Although workers signal their chief demand by wearing buttons that read “I ™ New York Pay,” Tamarin warns that they should not expect to match New York immediately. “What we are fighting for is giant, an out-of-the-box settlement no matter how you define the box,” Tamarin told a June membership meeting. “People say they’ll give us the money because they know they’re underpaying, because we work hard, because we’re nice people. Bullshit. They’ll give us money because we make them. They’ve been robbing us for years. You say the union has changed, but they don’t know that.”

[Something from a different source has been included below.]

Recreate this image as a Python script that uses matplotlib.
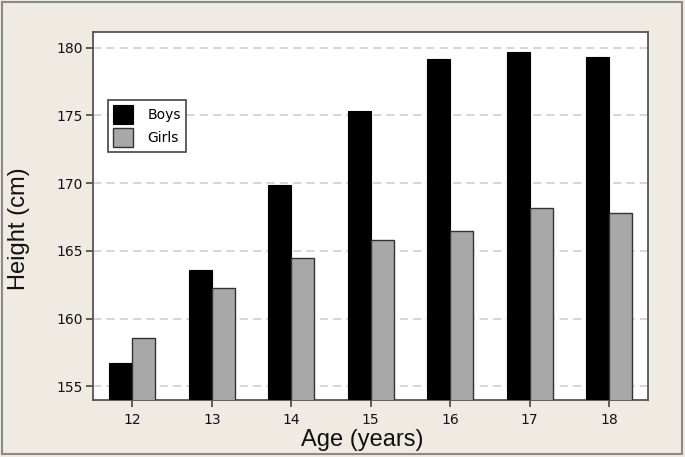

Tamarin wanted to start talks early, but HELRA delayed the first negotiations until August 5, making it difficult to settle so many major issues before August 31, especially since corporate executives—not local management—will call the shots. Tamarin hopes that a turnout of thousands of members for the strike authorization vote rally and for a march down Michigan Avenue near the end of August will convince employers that the strike threat is real, that the union has changed, and that they should pay what they do in other cities rather than suffer disruption of the coming lucrative convention season.

What is crucial is that members of Local 1 think that the union has changed from its bad old days—and that, in many ways, they have as well. As Janja Subasic, who uses her newly developing English skills to bring the union message to fellow Bosnians, says, “I feel the union has changed—for better job.”

It’s the willingness of workers to act on those hopes that will shape the fate of hotel workers in Chicago and elsewhere.